Dear Reader,
Exciting news: I have two poems coming out this Saturday, May 11th!
The poems are “Kitchen Love No. 709,” appearing in print in Issue #3 of the After Happy Hour Review, and “On Being Told to Be Careful,” appearing online in the Rising Phoenix Review. (A third poem of mine will appear at the end of this month, also in the Rising Phoenix Review. Keep an eye out for that announcement in a couple of weeks!)
To celebrate these upcoming publications, I wanted to write a short “Behind the Monster” for yet another poem that was featured in the Rising Phoenix Review. This might be my favorite poem I’ve had published so far. It’s called “Late July, On the Porch with My Childhood Best Friend” and it came out, somewhat anachronistically, on Christmas Day of 2022.
You can read the unannotated version here and/or listen to me read it below.
Much has been written on the intertwining themes of light versus dark, sight versus blindness, and knowledge versus ignorance. In literature as in life, light illuminates. It reveals, uncovers, makes visible, makes known. It is the lightbulb of genius, the lightning strike of inspiration, the light at the end of the tunnel. By contrast, darkness is synonymous with blindness and ignorance. But darkness can also be a protector, concealing us from enemies without and within. I’m thinking of Macbeth, in which the tragic hero sees light as an enemy waiting to expose him and darkness as an underhanded ally.1
Stars, hide your fires, Let not light see my black and deep desires; The eye wink at the hand; yet let that be Which the eye fears, when it is done, to see.
As Macbeth knows well, not everything needs to, wants to, or indeed should be seen. “Late July” riffs on this concept. Rather than desiring knowledge, the poem’s speaker fears it. Light becomes an existential threat, one that exposes the (un)reality of life and disrupts the natural, darkened state of the universe.
Ever since I took a first-level religion class in the fall of 2021,2 I have been interested in the discrepancy in Genesis wherein God seems to create light before He creates the sun. Where did that first light come from? The following summer I posed that question to myself again under the eerie, claustrophobic glow of my friend’s porch light. It struck me that there was something inarticulably unsettling about “artificial” light—a light that only heightens your awareness of the dark. Did the first light create the first darkness? Or did it plant the knowledge of a darkness that was already there? Whatever the case, the poem’s speaker sees not only the light but also herself and her world as artificial. She fantasizes about gouging out her eyes, fleeing like a cockroach, escaping into the void. Yet she knows the light is inescapable. No matter where she went, it would always show her herself. Light is a thing that haunts.3
When I draft a poem, I usually have a sense of the form/shape I want it to take. I knew “Late July” would be one run-on, skinny column of text that evoked a monologue or a meltdown. I imagined unrolling it on a piece of parchment and watching the words run away from themselves. This poem has a slight journalistic element—the title gives you the who, what, where, when, and the body brings it home with the why. In writing it, I gave myself an unexpected gift: a time capsule to a night, a place, and a feeling. I hope its readers experience some of the eeriness of that night, place, and feeling, too.
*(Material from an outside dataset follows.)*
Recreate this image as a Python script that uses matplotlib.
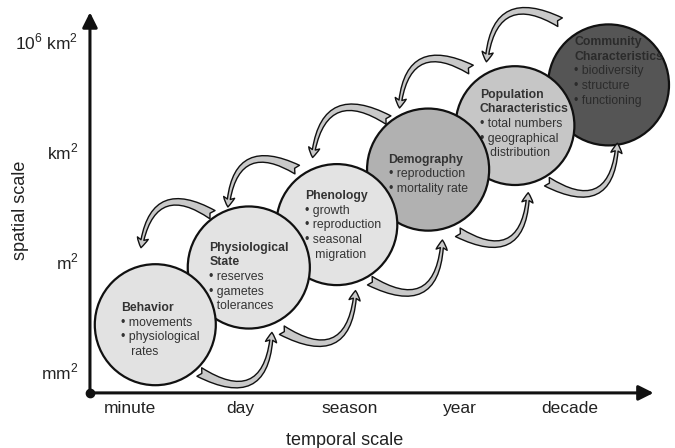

There’s a stereotype of writers cringing away from their past work, so I feel weird about saying how much I like “Late July.” But it’s true! This is one of those rare instances in which I wouldn’t go back and edit a poem, not even to delete an extraneous word. I said what I meant to say. I wouldn’t change a thing.
Thanks for reading.
Yours,
Jane
William Shakespeare, Macbeth, 1.4.50-53. Accessed via https://shakespeare-navigators.ewu.edu/macbeth/T14.html#47.
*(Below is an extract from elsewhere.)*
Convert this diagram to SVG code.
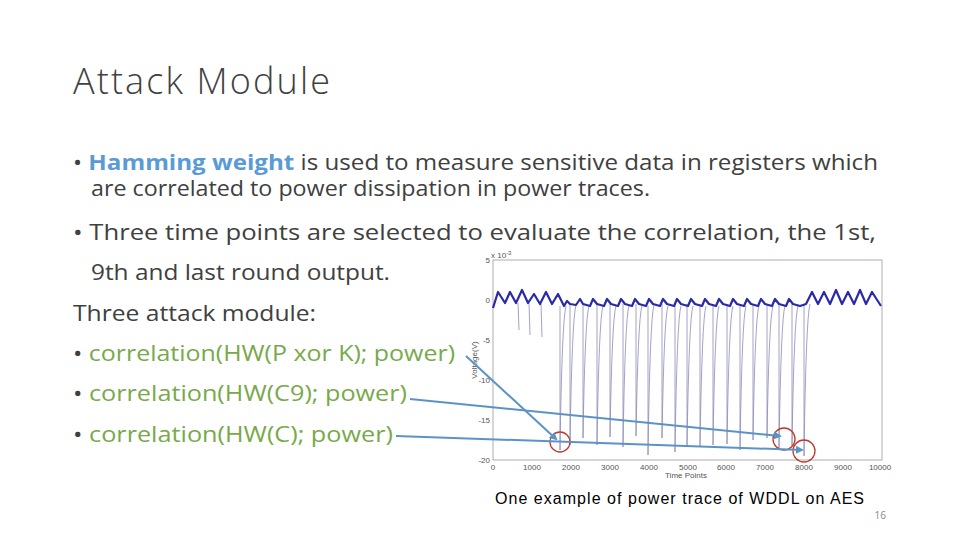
<svg xmlns="http://www.w3.org/2000/svg" width="960" height="540" viewBox="0 0 960 540">
<style>
.t{font-family:"Open Sans","Liberation Sans",sans-serif;font-size:22px;fill:#404040}
.g{fill:#78a94a}
.ax{font-family:"Liberation Sans",sans-serif;font-size:8px;fill:#555}
.arr{stroke:#5b93c7;stroke-width:2;fill:none;marker-end:url(#ah)}
.c{fill:none;stroke:#c0392b;stroke-width:1.3}
</style>
<defs>
<marker id="ah" markerWidth="8" markerHeight="8" refX="6" refY="4" orient="auto" markerUnits="userSpaceOnUse">
<path d="M0,0 L8,4 L0,8 z" fill="#5b93c7"/>
</marker>
</defs>
<rect width="960" height="540" fill="#fff"/>
<g id="title"><text x="73" y="94" font-family="'Open Sans','Liberation Sans',sans-serif" font-weight="300" font-size="36" fill="#404040" textLength="257">Attack Module</text></g>
<g id="body">
<text class="t" x="73" y="170" textLength="805" lengthAdjust="spacingAndGlyphs">• <tspan fill="#5b9bd5" font-weight="bold">Hamming weight</tspan> is used to measure sensitive data in registers which</text>
<text class="t" x="91" y="196" textLength="559" lengthAdjust="spacingAndGlyphs">are correlated to power dissipation in power traces.</text>
<text class="t" x="73" y="240" textLength="803" lengthAdjust="spacingAndGlyphs">• Three time points are selected to evaluate the correlation, the 1st,</text>
<text class="t" x="91" y="280" textLength="299" lengthAdjust="spacingAndGlyphs">9th and last round output.</text>
<text class="t" x="73" y="321" textLength="243" lengthAdjust="spacingAndGlyphs">Three attack module:</text>
<text class="t" x="73" y="361" textLength="382" lengthAdjust="spacingAndGlyphs">• <tspan class="g">correlation(HW(P xor K); power)</tspan></text>
<text class="t" x="73" y="401" textLength="334" lengthAdjust="spacingAndGlyphs">• <tspan class="g">correlation(HW(C9); power)</tspan></text>
<text class="t" x="73" y="442" textLength="320" lengthAdjust="spacingAndGlyphs">• <tspan class="g">correlation(HW(C); power)</tspan></text>
</g>
<g id="plot">
<rect x="493" y="260" width="389" height="200" fill="none" stroke="#999" stroke-width="0.8"/>
<g class="ax" text-anchor="end">
<text x="490" y="263">5</text><text x="490" y="303">0</text><text x="490" y="343">-5</text>
<text x="490" y="383">-10</text><text x="490" y="423">-15</text><text x="490" y="463">-20</text>
</g>
<text class="ax" x="491" y="258">x 10<tspan font-size="6" dy="-3">-3</tspan></text>
<g class="ax" text-anchor="middle">
<text x="493" y="470">0</text><text x="532" y="470">1000</text><text x="571" y="470">2000</text><text x="610" y="470">3000</text>
<text x="649" y="470">4000</text><text x="688" y="470">5000</text><text x="726" y="470">6000</text><text x="765" y="470">7000</text>
<text x="804" y="470">8000</text><text x="843" y="470">9000</text><text x="880" y="470">10000</text>
<text x="686" y="478">Time Points</text>
<text transform="translate(477,360) rotate(-90)">Voltage(V)</text>
</g>
<path fill="none" stroke="#8a8ab8" stroke-width="0.8" d="M518,303 L519,330 M529,303 L530,335 M541,304 L542,337 M560,306 L560,450 Q562,320 566,306 M570,304 L570,445 Q572,318 576,305 M583,304 L583,438 Q585,318 589,306 M597,304 L597,445 Q599,318 603,306 M610,304 L610,437 Q612,318 616,306 M623,304 L623,447 Q625,318 629,306 M636,304 L636,436 Q638,318 642,306 M648,306 L648,455 Q650,318 654,305 M662,304 L662,438 Q664,318 668,306 M675,304 L675,452 Q677,318 681,306 M687,304 L687,447 Q689,318 693,306 M700,304 L700,447 Q702,318 706,306 M713,304 L713,445 Q715,318 719,306 M727,304 L727,444 Q729,318 733,306 M740,304 L740,450 Q742,318 746,306 M753,304 L753,440 Q755,318 759,306 M767,304 L767,438 Q769,318 773,306 M779,304 L779,450 Q781,318 785,306 M792,304 L792,446 Q794,318 798,306 M804,304 L804,456 Q806,318 810,304"/>
<path fill="none" stroke="#2a2aa8" stroke-width="2.2" stroke-linejoin="round" d="M493,308 L498,292 L505,303 L510,292 L516,303 L522,290 L528,303 L534,294 L540,304 L546,292 L552,304 L558,294 L564,306 L567,301 L570,304 L576,305 L580,299 L583,304 L590,306 L593,299 L597,304 L604,306 L607,299 L611,304 L618,306 L621,299 L625,304 L632,306 L635,299 L639,304 L646,306 L649,299 L653,304 L660,306 L663,299 L667,304 L674,306 L677,299 L681,304 L688,306 L691,299 L695,304 L702,306 L705,299 L709,304 L716,306 L719,299 L723,304 L730,306 L733,299 L737,304 L744,306 L747,299 L751,304 L758,306 L761,299 L765,304 L772,306 L775,299 L779,304 L786,306 L789,299 L793,304 L800,306 L806,304 L812,292 L818,304 L824,292 L830,304 L836,290 L842,304 L848,292 L854,304 L860,290 L866,304 L872,292 L881,306"/>
</g>
<g id="markers">
<circle class="c" cx="560" cy="442" r="10"/>
<circle class="c" cx="784" cy="439" r="11"/>
<circle class="c" cx="804" cy="451" r="11"/>
</g>
<g id="connectors">
<line class="arr" x1="466" y1="356" x2="556" y2="439"/>
<line class="arr" x1="410" y1="399" x2="780" y2="436"/>
<line class="arr" x1="396" y1="436" x2="802" y2="450"/>
</g>
<g id="caption">
<text x="495" y="504" font-family="'Liberation Sans',Arial,sans-serif" font-size="16" fill="#000" textLength="369">One example of power trace of WDDL on AES</text>
<text x="886" y="519" text-anchor="end" font-family="'Open Sans','Liberation Sans',sans-serif" font-size="10" fill="#888">16</text>
</g>
</svg>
The class was succinctly called “God” and it was taught by Gil Anidjar, a scholar of religion and of Middle Eastern, South Asian, and African studies. His books include Blood: A Critique of Christianity and The Jew, The Arab: A History of the Enemy.
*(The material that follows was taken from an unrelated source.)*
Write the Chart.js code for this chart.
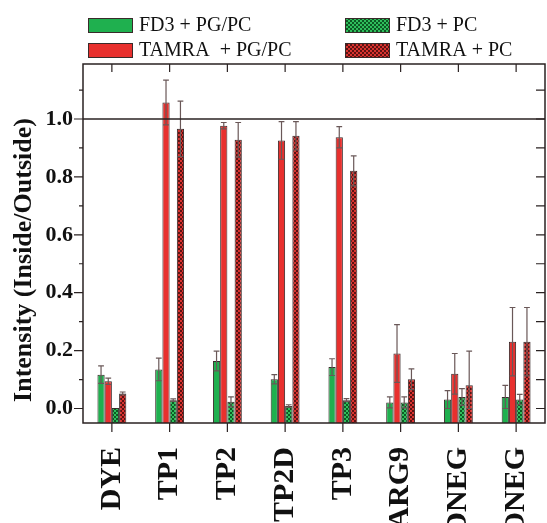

It occurs to me, writing this analysis nearly two years after I wrote the poem, that there is something of a coming-of-age narrative in “Late July” as well. The speaker alludes to the idea of being an actor in a play, identifying her surroundings as “wallpaper” and “set dressing.” Once she recognizes her role, she can’t go back to playing pretend. Such is the transition between childhood and adulthood.